What is expected ▸
Reproduce, character for character, the lines below from the first through the one with "0.317, 0.419, 0.491, 0.522]". Leave pictures out.

Source excerpt ▸
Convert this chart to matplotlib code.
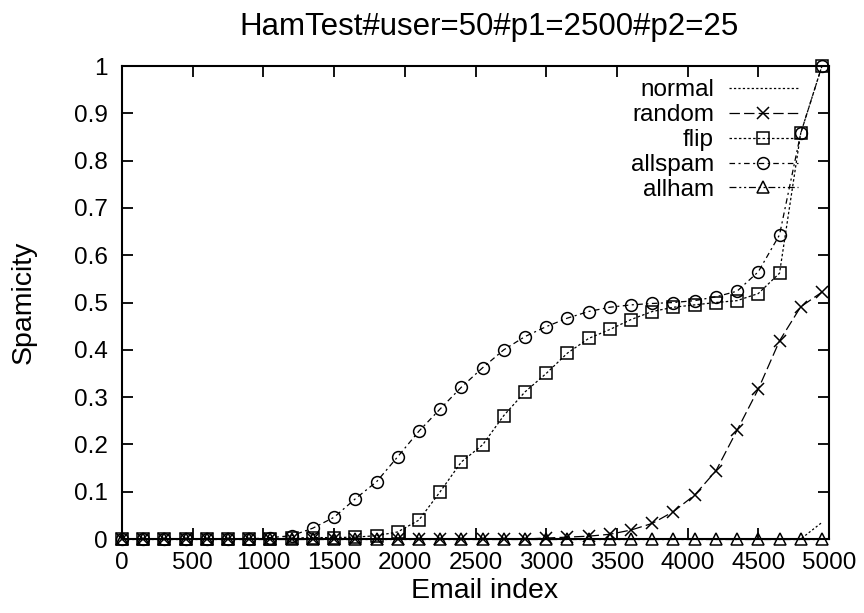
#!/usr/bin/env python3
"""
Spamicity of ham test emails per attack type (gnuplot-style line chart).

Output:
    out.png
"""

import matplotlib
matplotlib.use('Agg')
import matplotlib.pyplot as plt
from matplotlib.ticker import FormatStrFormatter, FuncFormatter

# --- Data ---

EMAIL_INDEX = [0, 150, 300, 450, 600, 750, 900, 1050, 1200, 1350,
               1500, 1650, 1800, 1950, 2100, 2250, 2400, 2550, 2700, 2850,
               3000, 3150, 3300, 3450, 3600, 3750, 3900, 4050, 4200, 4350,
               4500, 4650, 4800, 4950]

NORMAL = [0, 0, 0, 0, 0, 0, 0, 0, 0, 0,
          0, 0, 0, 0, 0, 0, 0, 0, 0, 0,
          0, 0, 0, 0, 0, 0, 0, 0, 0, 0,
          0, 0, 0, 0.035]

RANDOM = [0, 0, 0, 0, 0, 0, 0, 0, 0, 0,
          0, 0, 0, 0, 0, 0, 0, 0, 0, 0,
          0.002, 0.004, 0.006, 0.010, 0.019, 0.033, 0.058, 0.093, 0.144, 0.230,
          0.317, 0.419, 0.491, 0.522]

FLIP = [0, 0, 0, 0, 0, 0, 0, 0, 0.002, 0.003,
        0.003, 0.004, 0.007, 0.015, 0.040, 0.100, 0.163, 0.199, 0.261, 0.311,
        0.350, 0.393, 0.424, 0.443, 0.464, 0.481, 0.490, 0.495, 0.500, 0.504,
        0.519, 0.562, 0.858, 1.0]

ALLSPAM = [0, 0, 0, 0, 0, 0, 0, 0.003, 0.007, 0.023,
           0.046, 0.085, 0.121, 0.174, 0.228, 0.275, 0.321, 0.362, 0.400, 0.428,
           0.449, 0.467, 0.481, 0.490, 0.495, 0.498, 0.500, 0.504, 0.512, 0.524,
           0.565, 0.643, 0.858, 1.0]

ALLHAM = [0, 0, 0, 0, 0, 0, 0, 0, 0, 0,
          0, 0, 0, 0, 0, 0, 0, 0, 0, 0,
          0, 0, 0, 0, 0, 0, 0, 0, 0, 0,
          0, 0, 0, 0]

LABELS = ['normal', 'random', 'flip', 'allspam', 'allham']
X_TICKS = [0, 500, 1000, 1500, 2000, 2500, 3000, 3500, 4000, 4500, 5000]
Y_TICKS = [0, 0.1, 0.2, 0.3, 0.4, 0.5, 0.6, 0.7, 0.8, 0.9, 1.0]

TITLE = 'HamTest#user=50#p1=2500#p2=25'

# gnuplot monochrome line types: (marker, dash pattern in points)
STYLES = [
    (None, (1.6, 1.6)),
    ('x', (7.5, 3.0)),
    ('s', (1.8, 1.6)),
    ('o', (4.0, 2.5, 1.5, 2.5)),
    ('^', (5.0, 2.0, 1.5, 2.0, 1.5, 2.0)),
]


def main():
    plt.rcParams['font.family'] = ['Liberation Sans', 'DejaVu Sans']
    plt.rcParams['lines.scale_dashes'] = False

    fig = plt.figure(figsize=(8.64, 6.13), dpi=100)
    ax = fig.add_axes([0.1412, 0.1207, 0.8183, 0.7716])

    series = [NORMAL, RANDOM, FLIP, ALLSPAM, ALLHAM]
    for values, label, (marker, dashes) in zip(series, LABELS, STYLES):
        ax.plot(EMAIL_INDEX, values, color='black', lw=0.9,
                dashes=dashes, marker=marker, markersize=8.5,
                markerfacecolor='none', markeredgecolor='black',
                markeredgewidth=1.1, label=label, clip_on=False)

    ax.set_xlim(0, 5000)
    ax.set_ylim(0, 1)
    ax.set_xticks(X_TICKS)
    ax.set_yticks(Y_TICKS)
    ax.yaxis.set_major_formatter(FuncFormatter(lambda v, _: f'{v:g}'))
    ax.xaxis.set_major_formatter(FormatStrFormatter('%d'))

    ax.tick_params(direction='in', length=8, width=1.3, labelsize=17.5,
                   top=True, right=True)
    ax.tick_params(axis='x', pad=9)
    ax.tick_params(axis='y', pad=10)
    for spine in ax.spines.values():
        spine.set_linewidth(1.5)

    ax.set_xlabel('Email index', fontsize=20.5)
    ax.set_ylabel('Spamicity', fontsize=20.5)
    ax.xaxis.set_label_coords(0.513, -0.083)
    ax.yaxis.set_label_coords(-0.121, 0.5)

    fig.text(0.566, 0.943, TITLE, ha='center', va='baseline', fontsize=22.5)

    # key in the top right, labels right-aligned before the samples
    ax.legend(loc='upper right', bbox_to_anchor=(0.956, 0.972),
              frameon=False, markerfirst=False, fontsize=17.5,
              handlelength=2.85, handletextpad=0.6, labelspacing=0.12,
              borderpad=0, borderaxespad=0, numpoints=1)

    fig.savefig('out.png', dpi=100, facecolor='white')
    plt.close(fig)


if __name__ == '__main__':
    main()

Solution to the exercise ▸
Convert this chart to matplotlib code.
#!/usr/bin/env python3
"""
Spamicity of ham test emails per attack type (gnuplot-style line chart).

Output:
    out.png
"""

import matplotlib
matplotlib.use('Agg')
import matplotlib.pyplot as plt
from matplotlib.ticker import FormatStrFormatter, FuncFormatter

# --- Data ---

EMAIL_INDEX = [0, 150, 300, 450, 600, 750, 900, 1050, 1200, 1350,
               1500, 1650, 1800, 1950, 2100, 2250, 2400, 2550, 2700, 2850,
               3000, 3150, 3300, 3450, 3600, 3750, 3900, 4050, 4200, 4350,
               4500, 4650, 4800, 4950]

NORMAL = [0, 0, 0, 0, 0, 0, 0, 0, 0, 0,
          0, 0, 0, 0, 0, 0, 0, 0, 0, 0,
          0, 0, 0, 0, 0, 0, 0, 0, 0, 0,
          0, 0, 0, 0.035]

RANDOM = [0, 0, 0, 0, 0, 0, 0, 0, 0, 0,
          0, 0, 0, 0, 0, 0, 0, 0, 0, 0,
          0.002, 0.004, 0.006, 0.010, 0.019, 0.033, 0.058, 0.093, 0.144, 0.230,
          0.317, 0.419, 0.491, 0.522]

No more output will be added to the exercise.